Viktor Orbán argues that it was the onset of the Ukraine war that effectively triggered the collapse of European policy-making, with Europe giving up defending its own interests:
“All that Europe does today, is unconditionally to follow the foreign policy line of the US Democrats — even at the cost of its own self-destruction … in an act of submission”.
And secondly Orbán says,
“Western values — which were the essence of so-called “soft power” — have become a boomerang.
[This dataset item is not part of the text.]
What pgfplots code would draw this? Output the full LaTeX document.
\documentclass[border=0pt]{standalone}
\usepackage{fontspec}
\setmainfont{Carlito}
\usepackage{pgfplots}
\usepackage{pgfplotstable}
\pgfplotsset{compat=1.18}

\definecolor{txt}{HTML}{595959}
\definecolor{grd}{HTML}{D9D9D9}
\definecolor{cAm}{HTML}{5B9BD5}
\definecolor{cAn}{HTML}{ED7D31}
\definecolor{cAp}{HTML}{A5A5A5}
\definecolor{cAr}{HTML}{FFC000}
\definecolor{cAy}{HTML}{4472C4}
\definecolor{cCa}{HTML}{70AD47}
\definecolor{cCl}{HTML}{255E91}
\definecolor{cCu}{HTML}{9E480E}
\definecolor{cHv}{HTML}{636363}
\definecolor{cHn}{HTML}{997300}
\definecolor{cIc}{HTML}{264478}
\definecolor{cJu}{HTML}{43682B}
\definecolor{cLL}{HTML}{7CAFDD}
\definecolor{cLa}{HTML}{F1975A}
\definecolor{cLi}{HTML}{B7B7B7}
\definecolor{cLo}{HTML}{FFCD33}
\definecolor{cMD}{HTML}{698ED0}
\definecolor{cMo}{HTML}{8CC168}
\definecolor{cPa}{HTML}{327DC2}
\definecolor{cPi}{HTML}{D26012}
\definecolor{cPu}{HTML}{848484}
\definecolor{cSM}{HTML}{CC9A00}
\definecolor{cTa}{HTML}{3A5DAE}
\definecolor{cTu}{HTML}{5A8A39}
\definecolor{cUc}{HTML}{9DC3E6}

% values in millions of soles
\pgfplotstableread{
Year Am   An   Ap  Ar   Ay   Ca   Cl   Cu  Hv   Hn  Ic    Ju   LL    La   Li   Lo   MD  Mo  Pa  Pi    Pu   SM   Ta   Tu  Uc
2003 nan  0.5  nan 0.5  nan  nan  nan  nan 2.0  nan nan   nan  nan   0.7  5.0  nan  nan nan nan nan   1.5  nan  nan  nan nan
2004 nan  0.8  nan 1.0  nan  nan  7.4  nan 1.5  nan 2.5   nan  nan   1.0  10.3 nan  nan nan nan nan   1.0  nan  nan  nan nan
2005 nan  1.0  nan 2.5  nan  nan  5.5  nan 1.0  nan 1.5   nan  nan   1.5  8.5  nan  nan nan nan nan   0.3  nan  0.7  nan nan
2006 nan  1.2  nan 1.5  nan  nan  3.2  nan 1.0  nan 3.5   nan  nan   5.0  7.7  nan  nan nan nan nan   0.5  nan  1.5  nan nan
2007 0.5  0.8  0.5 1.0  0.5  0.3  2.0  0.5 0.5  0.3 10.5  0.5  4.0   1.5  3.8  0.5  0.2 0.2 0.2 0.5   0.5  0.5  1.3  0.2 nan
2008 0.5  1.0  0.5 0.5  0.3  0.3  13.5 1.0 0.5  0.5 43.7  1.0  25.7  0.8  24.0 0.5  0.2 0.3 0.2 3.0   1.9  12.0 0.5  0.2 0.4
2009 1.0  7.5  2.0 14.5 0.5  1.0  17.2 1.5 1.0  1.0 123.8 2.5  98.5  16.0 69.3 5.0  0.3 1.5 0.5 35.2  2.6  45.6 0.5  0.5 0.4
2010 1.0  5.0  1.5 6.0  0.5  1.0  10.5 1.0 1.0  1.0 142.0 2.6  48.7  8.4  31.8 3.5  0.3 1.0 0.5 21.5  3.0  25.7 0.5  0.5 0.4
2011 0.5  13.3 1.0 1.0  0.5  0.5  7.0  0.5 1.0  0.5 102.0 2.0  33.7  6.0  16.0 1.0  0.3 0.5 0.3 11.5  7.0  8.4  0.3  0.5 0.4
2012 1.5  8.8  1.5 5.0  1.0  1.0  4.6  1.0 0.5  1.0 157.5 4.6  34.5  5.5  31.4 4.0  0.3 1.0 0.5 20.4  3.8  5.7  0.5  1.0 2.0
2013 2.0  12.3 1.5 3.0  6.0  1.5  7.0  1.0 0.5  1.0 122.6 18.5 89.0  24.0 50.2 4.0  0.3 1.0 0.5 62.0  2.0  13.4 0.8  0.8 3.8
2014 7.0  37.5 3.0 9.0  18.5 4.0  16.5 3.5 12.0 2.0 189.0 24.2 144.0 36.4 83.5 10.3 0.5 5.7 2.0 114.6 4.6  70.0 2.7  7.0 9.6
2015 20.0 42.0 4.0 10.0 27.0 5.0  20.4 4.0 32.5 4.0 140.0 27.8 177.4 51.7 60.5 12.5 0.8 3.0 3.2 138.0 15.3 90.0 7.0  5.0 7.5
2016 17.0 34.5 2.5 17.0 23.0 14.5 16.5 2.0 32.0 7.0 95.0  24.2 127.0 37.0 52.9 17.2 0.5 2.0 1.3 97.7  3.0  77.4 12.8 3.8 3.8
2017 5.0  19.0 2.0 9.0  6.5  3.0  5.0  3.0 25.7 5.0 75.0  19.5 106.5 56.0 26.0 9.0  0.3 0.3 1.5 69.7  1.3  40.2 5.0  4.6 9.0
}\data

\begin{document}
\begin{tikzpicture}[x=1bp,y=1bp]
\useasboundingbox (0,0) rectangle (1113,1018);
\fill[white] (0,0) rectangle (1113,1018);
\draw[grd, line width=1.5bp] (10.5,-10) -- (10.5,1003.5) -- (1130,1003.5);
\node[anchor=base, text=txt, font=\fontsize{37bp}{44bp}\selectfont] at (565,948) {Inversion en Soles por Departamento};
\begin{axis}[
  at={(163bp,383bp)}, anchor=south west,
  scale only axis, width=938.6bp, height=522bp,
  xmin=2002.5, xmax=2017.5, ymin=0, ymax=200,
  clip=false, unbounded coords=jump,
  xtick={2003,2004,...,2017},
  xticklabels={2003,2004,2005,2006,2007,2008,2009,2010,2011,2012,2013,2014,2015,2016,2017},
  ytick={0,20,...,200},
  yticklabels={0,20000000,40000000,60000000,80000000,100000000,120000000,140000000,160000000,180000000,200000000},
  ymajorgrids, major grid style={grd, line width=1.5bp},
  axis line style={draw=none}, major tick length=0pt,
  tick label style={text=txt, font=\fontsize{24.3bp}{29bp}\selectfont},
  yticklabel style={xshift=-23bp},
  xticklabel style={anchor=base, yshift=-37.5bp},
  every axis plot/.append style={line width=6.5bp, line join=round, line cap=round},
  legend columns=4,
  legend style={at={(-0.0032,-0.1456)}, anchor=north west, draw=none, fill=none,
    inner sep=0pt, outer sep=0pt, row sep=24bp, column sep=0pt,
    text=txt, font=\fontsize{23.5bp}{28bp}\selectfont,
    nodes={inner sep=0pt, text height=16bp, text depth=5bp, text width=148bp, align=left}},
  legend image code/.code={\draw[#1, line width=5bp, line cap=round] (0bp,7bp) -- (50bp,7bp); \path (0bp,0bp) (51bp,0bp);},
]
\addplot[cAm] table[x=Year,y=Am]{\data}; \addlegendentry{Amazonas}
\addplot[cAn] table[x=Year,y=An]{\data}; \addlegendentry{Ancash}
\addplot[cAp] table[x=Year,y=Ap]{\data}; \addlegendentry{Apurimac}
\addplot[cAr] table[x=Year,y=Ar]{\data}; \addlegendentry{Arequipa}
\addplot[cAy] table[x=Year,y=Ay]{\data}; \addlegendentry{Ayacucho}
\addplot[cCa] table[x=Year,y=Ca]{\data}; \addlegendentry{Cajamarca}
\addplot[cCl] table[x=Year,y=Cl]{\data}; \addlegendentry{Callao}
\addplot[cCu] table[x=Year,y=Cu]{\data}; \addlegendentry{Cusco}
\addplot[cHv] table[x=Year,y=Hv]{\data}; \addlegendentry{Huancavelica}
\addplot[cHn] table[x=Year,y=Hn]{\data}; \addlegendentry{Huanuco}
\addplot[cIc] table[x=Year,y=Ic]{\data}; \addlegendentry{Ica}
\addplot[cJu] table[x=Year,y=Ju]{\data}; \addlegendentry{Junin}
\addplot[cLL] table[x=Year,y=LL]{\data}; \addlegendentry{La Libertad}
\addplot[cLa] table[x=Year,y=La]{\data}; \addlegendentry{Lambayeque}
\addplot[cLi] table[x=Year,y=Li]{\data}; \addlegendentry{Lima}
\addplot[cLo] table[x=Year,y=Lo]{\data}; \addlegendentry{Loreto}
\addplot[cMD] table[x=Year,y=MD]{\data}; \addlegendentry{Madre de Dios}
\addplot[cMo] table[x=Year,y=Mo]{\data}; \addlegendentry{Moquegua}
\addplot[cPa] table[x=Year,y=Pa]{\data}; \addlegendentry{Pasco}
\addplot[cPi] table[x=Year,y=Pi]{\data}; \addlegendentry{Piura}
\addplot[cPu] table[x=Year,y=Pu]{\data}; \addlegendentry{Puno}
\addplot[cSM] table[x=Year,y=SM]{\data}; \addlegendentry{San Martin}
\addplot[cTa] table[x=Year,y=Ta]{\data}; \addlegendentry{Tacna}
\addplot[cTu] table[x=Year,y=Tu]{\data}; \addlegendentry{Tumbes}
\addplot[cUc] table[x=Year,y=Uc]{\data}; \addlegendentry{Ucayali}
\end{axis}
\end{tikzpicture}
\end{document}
It has turned out that these Western values, which were thought to be universal, are demonstratively unacceptable and rejected in ever more countries around the world”.
Suddenly, the EU found itself robbed of its key asset – liberal soft power. “Western soft power has been replaced by Russian soft power, because now the key to the propagation of Western values is LGBTQ. Anyone who does not accept this is now in the “backward” category as far as the Western world is concerned”.
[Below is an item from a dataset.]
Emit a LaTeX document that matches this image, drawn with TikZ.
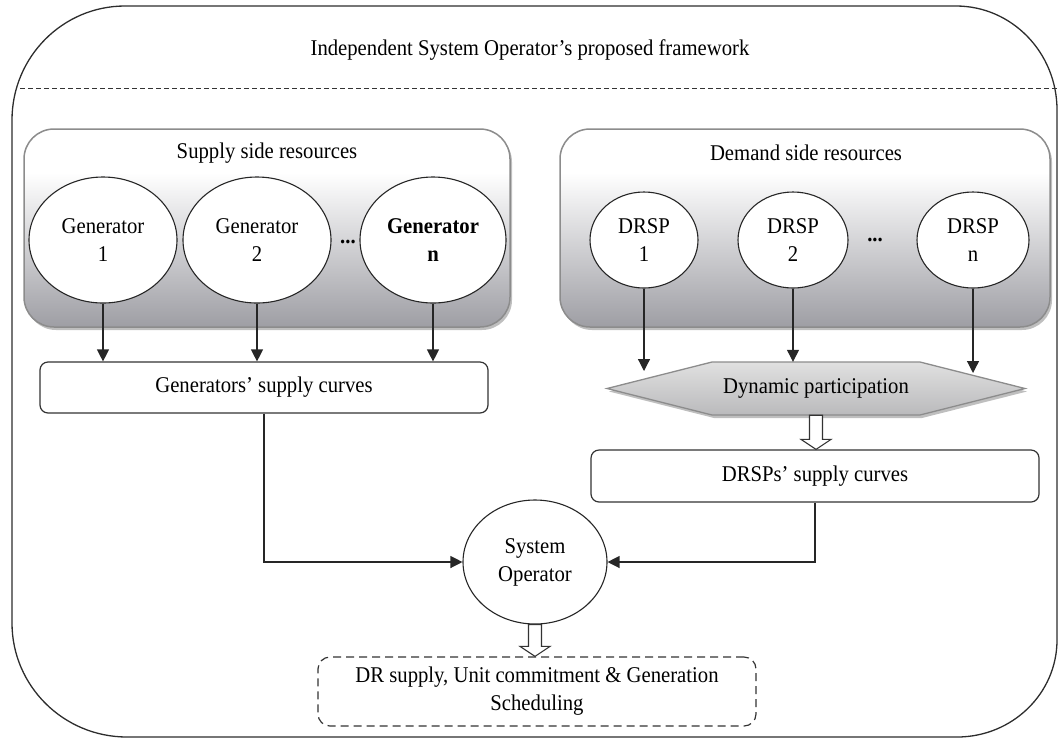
\documentclass[tikz,border=0pt]{standalone}
\usepackage{fontspec}
\setmainfont{Liberation Serif}[FakeStretch=0.92]
\usetikzlibrary{arrows.meta,shadows,calc,shapes.geometric}
\definecolor{boxgray}{RGB}{158,158,164}
\definecolor{framecol}{RGB}{45,45,45}
\definecolor{hextop}{RGB}{224,224,224}
\definecolor{hexbot}{RGB}{186,186,188}
\pgfdeclareverticalshading{resshade}{100bp}{color(0bp)=(boxgray); color(25bp)=(boxgray); color(64bp)=(white); color(100bp)=(white)}
\pgfdeclareverticalshading{hexshade}{100bp}{color(0bp)=(hexbot); color(25bp)=(hexbot); color(75bp)=(hextop); color(100bp)=(hextop)}
\newcommand\myfs{\fontsize{22.5pt}{28pt}\selectfont}
\newcommand\hollowarr[2]{%
  \draw[hollowstyle] let \p1=(#1), \p2=(#2) in
    (\x1-6.5pt,\y1) -- (\x1-6.5pt,\y2+10pt) -- (\x1-15pt,\y2+10pt) -- (\x1,\y2)
    -- (\x1+15pt,\y2+10pt) -- (\x1+6.5pt,\y2+10pt) -- (\x1+6.5pt,\y1) -- cycle;}
\begin{document}
\begin{tikzpicture}[x=1pt,y=-1pt,
  every node/.style={font=\myfs},
  resbox/.style={draw=black!45, line width=1.5pt, rounded corners=30pt, shading=resshade,
    drop shadow={shadow xshift=2pt, shadow yshift=-3pt, opacity=0.25, fill=black},
    inner sep=0pt},
  ell/.style={ellipse, draw=black!85, line width=1.1pt, fill=white, inner sep=0pt, align=center},
  curvebox/.style={draw=black!80, line width=1.2pt, rounded corners=8pt, fill=white, inner sep=0pt},
  arr/.style={line width=1.2pt, draw=black!85, -{Triangle[width=12pt,length=12pt]}},
  hollowstyle/.style={draw=black!80, line width=1.1pt, fill=white},
  hexstyle/.style={draw=black!45, line width=1.3pt, shading=hexshade,
    drop shadow={shadow xshift=2pt, shadow yshift=-3pt, opacity=0.25, fill=black}},
  dashbox/.style={draw=black!80, line width=1.2pt, dash pattern=on 8pt off 5pt, rounded corners=12pt, inner sep=0pt, align=center}
]
\useasboundingbox (0,0) rectangle (1059,740);

% outer frame
\draw[framecol, line width=1.3pt]
  (125,6) -- (956,6) .. controls (1011.8,6) and (1057,52.6) .. (1057,110)
  -- (1057,640) .. controls (1057,693.5) and (1012.2,737) .. (957,737)
  -- (127,737) .. controls (63.5,737) and (12,685.9) .. (12,623)
  -- (12,120) .. controls (12,57.1) and (62.6,6) .. (125,6) -- cycle;
\node (title) at (530,50) {Independent System Operator’s proposed framework};
\coordinate (dl) at (20,88);
\coordinate (dr) at (1057,88);
\draw[black!80, line width=1pt, dash pattern=on 5pt off 3pt] (dl) -- (dr);

% resource boxes
\node[resbox, minimum width=486pt, minimum height=198pt] (sup) at (267,228) {};
\node (suptitle) at (267,153) {Supply side resources};
\node[resbox, minimum width=490pt, minimum height=198pt] (dem) at (805,228) {};
\node (demtitle) at (806,153) {Demand side resources};

% generators
\node[ell, minimum width=148pt, minimum height=126pt] (g1) at (103,240) {Generator\\1};
\node[ell, minimum width=148pt, minimum height=126pt] (g2) at (257,240) {Generator\\2};
\node[ell, minimum width=146pt, minimum height=126pt, font=\myfs\bfseries] (gn) at (433,240) {Generator\\n};
\node (gdots) at (348,242) {\textbf{...}};

% DRSPs
\node[ell, minimum width=108pt, minimum height=96pt] (d1) at (644,240) {DRSP\\1};
\node[ell, minimum width=110pt, minimum height=96pt] (d2) at (793,240) {DRSP\\2};
\node[ell, minimum width=112pt, minimum height=96pt] (dn) at (973,240) {DRSP\\n};
\node (ddots) at (875,240) {\textbf{...}};

% generators' supply curves
\node[curvebox, minimum width=448pt, minimum height=51pt] (gsc) at (264,387.5) {Generators’ supply curves};
\draw[arr] (g1.south) -- (g1.south |- gsc.north);
\draw[arr] (g2.south) -- (g2.south |- gsc.north);
\draw[arr] (gn.south) -- (gn.south |- gsc.north);

% dynamic participation hexagon
\path[hexstyle] (607,388.5) -- (712,362) -- (920,362) -- (1025,388.5) -- (920,415) -- (712,415) -- cycle;
\node[minimum width=418pt, minimum height=53pt, inner sep=0pt] (hex) at (816,388.5) {Dynamic participation};
\coordinate (h1) at (644,371);
\coordinate (h3) at (973,373);
\draw[arr] (d1.south) -- (h1);
\draw[arr] (d2.south) -- (d2.south |- hex.north);
\draw[arr] (dn.south) -- (h3);

% DRSPs' supply curves
\node[curvebox, minimum width=448pt, minimum height=52pt] (drc) at (815,476) {DRSPs’ supply curves};
\hollowarr{hex.south}{drc.north}

% system operator
\node[ell, minimum width=144pt, minimum height=124pt] (so) at (535,562) {System\\Operator};
\draw[arr] (gsc.south) |- (so.west);
\draw[arr] (drc.south) |- (so.east);

% output
\node[dashbox, minimum width=438pt, minimum height=69pt] (drb) at (537,691.5) {DR supply, Unit commitment \& Generation\\Scheduling};
\hollowarr{so.south}{drb.north}
\end{tikzpicture}
\end{document}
Orbán then moves on to a less noticed structural change that contributed too -- to the collapse of European policymaking:
“European policy-making also collapsed with the beginning of the Russo-Ukrainian war - because the erstwhile core to the European power system long had been the Paris–Berlin axis, which used to be inescapable: It was the core and it was the axis. Since the war broke out, however, a different centre and a different axis of power has been established. The Berlin–Paris axis no longer exists — or if it does, it has become irrelevant and liable to be bypassed. The new power centre and axis comprises London, Warsaw, Kiev/Kyiv, the Baltics and the Scandinavians”.
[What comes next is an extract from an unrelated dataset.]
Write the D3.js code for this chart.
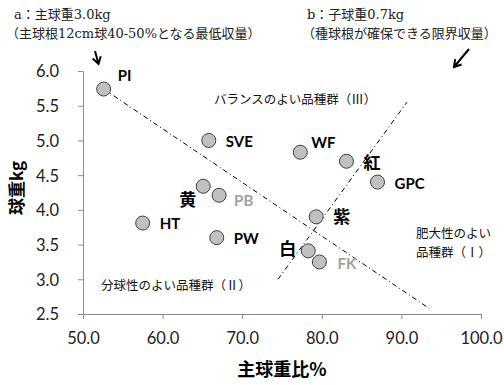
<!DOCTYPE html>
<html lang="ja">
<head>
<meta charset="utf-8">
<script src="https://d3js.org/d3.v7.min.js"></script>
<style>
  body { margin: 0; background: #fff; }
  svg { display: block; }
  .tick text { font-family: Lato, "Noto Sans", sans-serif; font-size: 16.5px; fill: #222; }
  .jp { font-family: "Noto Sans CJK JP", sans-serif; }
</style>
</head>
<body>
<script>
// 品種ごとの主球重比(%)と球重(kg)
var varieties = ["PI", "SVE", "WF", "紅", "GPC", "黄", "PB", "HT", "PW", "紫", "白", "FK"];
var mainRatio = [52.6, 65.8, 77.3, 83.1, 87.0, 65.1, 67.1, 57.5, 66.8, 79.3, 78.3, 79.7];
var bulbWeight = [5.74, 5.0, 4.83, 4.70, 4.40, 4.34, 4.21, 3.81, 3.60, 3.90, 3.41, 3.25];
var grayLabels = ["PB", "FK"];

// 境界線 a, b
var lineA = [[52.6, 5.74], [93.5, 2.58]];
var lineB = [[74.5, 3.0], [90.7, 5.55]];

var xTicks = [50, 60, 70, 80, 90, 100];
var yTicks = [2.5, 3.0, 3.5, 4.0, 4.5, 5.0, 5.5, 6.0];

var width = 504, height = 385;
var margin = { left: 83, right: 23, top: 71, bottom: 71 };

var svg = d3.select("body").append("svg")
    .attr("width", width)
    .attr("height", height);

var x = d3.scaleLinear().domain([50, 100]).range([margin.left, width - margin.right]);
var y = d3.scaleLinear().domain([2.5, 6.0]).range([height - margin.bottom, margin.top]);

var xAxis = svg.append("g")
    .attr("transform", "translate(0," + y(2.5) + ")")
    .call(d3.axisBottom(x).tickValues(xTicks).tickFormat(d3.format(".1f")).tickSize(5).tickPadding(13));
var yAxis = svg.append("g")
    .attr("transform", "translate(" + x(50) + ",0)")
    .call(d3.axisLeft(y).tickValues(yTicks).tickFormat(d3.format(".1f")).tickSize(5).tickPadding(19));
svg.selectAll(".domain, .tick line").attr("stroke", "#8c8c8c");
yAxis.selectAll(".tick text").attr("dy", "0.36em");

// 軸タイトル
svg.append("text").attr("class", "jp")
    .attr("x", 282).attr("y", 376)
    .attr("text-anchor", "middle")
    .style("font-size", "18px").style("font-weight", "bold")
    .text("主球重比%");
svg.append("text").attr("class", "jp")
    .attr("transform", "translate(23,188) rotate(-90)")
    .attr("text-anchor", "middle")
    .style("font-size", "17px").style("font-weight", "bold")
    .text("球重kg");

// 境界線
var line = d3.line().x(function (d) { return x(d[0]); }).y(function (d) { return y(d[1]); });
[lineA, lineB].forEach(function (l) {
    svg.append("path")
        .attr("d", line(l))
        .attr("fill", "none")
        .attr("stroke", "#000")
        .attr("stroke-width", 1)
        .attr("stroke-dasharray", "5,3,1,3");
});

// 点
var pts = varieties.map(function (v, i) { return { name: v, x: mainRatio[i], y: bulbWeight[i] }; });
svg.selectAll("circle")
    .data(pts)
    .enter()
    .append("circle")
    .attr("cx", function (d) { return x(d.x); })
    .attr("cy", function (d) { return y(d.y); })
    .attr("r", 7)
    .attr("fill", "#c0c0c0")
    .attr("stroke", "#404040")
    .attr("stroke-width", 1);

// ラベルの位置
var offsets = {
    "PI": [14, -13, "start"], "SVE": [17, 1, "start"], "WF": [11, -10, "start"],
    "紅": [17, 2, "start"], "GPC": [17, 2, "start"], "黄": [-7, 14, "end"],
    "PB": [15, 5, "start"], "HT": [17, 1, "start"], "PW": [17, 1, "start"],
    "紫": [17, 0, "start"], "白": [-12, -2, "end"], "FK": [18, 2, "start"]
};
svg.selectAll("text.lab")
    .data(pts)
    .enter()
    .append("text")
    .attr("class", "lab")
    .attr("x", function (d) { return x(d.x) + offsets[d.name][0]; })
    .attr("y", function (d) { return y(d.y) + offsets[d.name][1]; })
    .attr("dy", "0.36em")
    .attr("text-anchor", function (d) { return offsets[d.name][2]; })
    .style("font-family", function (d) { return /^[A-Z]+$/.test(d.name) ? "Lato, 'Noto Sans', sans-serif" : "'Noto Sans CJK JP', sans-serif"; })
    .style("font-size", function (d) { return /^[A-Z]+$/.test(d.name) ? "15px" : "17px"; })
    .style("font-weight", "bold")
    .attr("fill", function (d) { return grayLabels.indexOf(d.name) >= 0 ? "#a0a0a0" : "#000"; })
    .text(function (d) { return d.name; });

// 品種群の注記
function note(t, px, py, anchor) {
    svg.append("text").attr("class", "jp")
        .attr("x", px).attr("y", py)
        .attr("text-anchor", anchor || "start")
        .style("font-size", "12.5px")
        .attr("fill", "#111")
        .text(t);
}
note("バランスのよい品種群（Ⅲ）", 214, 104);
note("分球性のよい品種群（Ⅱ）", 101, 290);
note("肥大性のよい", 491, 238, "end");
note("品種群（Ⅰ）", 491, 257, "end");

// 上部の説明
function topNote(t, px, py) {
    svg.append("text")
        .attr("x", px).attr("y", py)
        .style("font-family", "'DejaVu Serif', 'Noto Sans CJK JP', serif")
        .style("font-size", "13px")
        .attr("fill", "#222")
        .text(t);
}
topNote("a：主球重3.0kg", 14, 19);
topNote("（主球根12cm球40-50%となる最低収量）", 6, 38);
topNote("b：子球重0.7kg", 307, 19);
topNote("（種球根が確保できる限界収量）", 302, 38);

// 矢印
function arrow(x1, y1, x2, y2) {
    var a = Math.atan2(y2 - y1, x2 - x1), h = 8, s = 0.55;
    svg.append("path")
        .attr("d", "M" + x1 + "," + y1 + "L" + x2 + "," + y2 +
            "M" + (x2 - h * Math.cos(a - s)) + "," + (y2 - h * Math.sin(a - s)) +
            "L" + x2 + "," + y2 +
            "L" + (x2 - h * Math.cos(a + s)) + "," + (y2 - h * Math.sin(a + s)))
        .attr("fill", "none")
        .attr("stroke", "#000")
        .attr("stroke-width", 2);
}
arrow(95, 51, 98.5, 64);
arrow(469, 49, 454, 67);
</script>
</body>
</html>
“Changing the centre of power in Europe and bypassing the Franco–German axis is not a new idea — But importantly, it has simply been made possible by the war. The idea existed before. In fact being an old Polish plan to solve the problem of Poland being squeezed between a huge German state and a huge Russian state.
“By making Poland the number one American base in Europe. (I could describe it as inviting the Americans there, between the Germans and the Russians), the Poles have embarked on an alternative strategy that eliminated the Franco–German axis.
The end of the war, the Hungarian leader says – in combination with the global system change - a process that is coming from Asia … “is set to [make the latter] the dominant centre of the world. And after the Ukraine war we will need a new reconciliation with Russia. This means that the European Union must surrender its ambitions as a political project, [and instead] the Union must strengthen itself as an economic project, and the Union must create itself as a defence project”.
“The Polish experiment will fail, because they do not have the resources: they will have to return to Central Europe and the Visegrád Four. So let us wait for the Polish brothers and sisters to return.
“The grand strategy for Hungary therefore for this coming future … must be connectivity. This means that we will not allow ourselves to be locked into only one of either of the two emerging hemispheres in the world economy; and not get involved in the war against the East. We will not join in the formation of a technological bloc opposing the East, and we will not join in the formation of a trade bloc opposing the East”.
Münchau concludes:
“They [the EU ruling strata] did not think this [cordon sanitaire strategy] through. One of the EU’s present tragedies is that it does not have any people at the top right with a capacity to think strategically. They are relationship people, who are most comfortable in each other’s company. It does not take a lot to defeat them, but you must know how the EU works. Meloni now does”.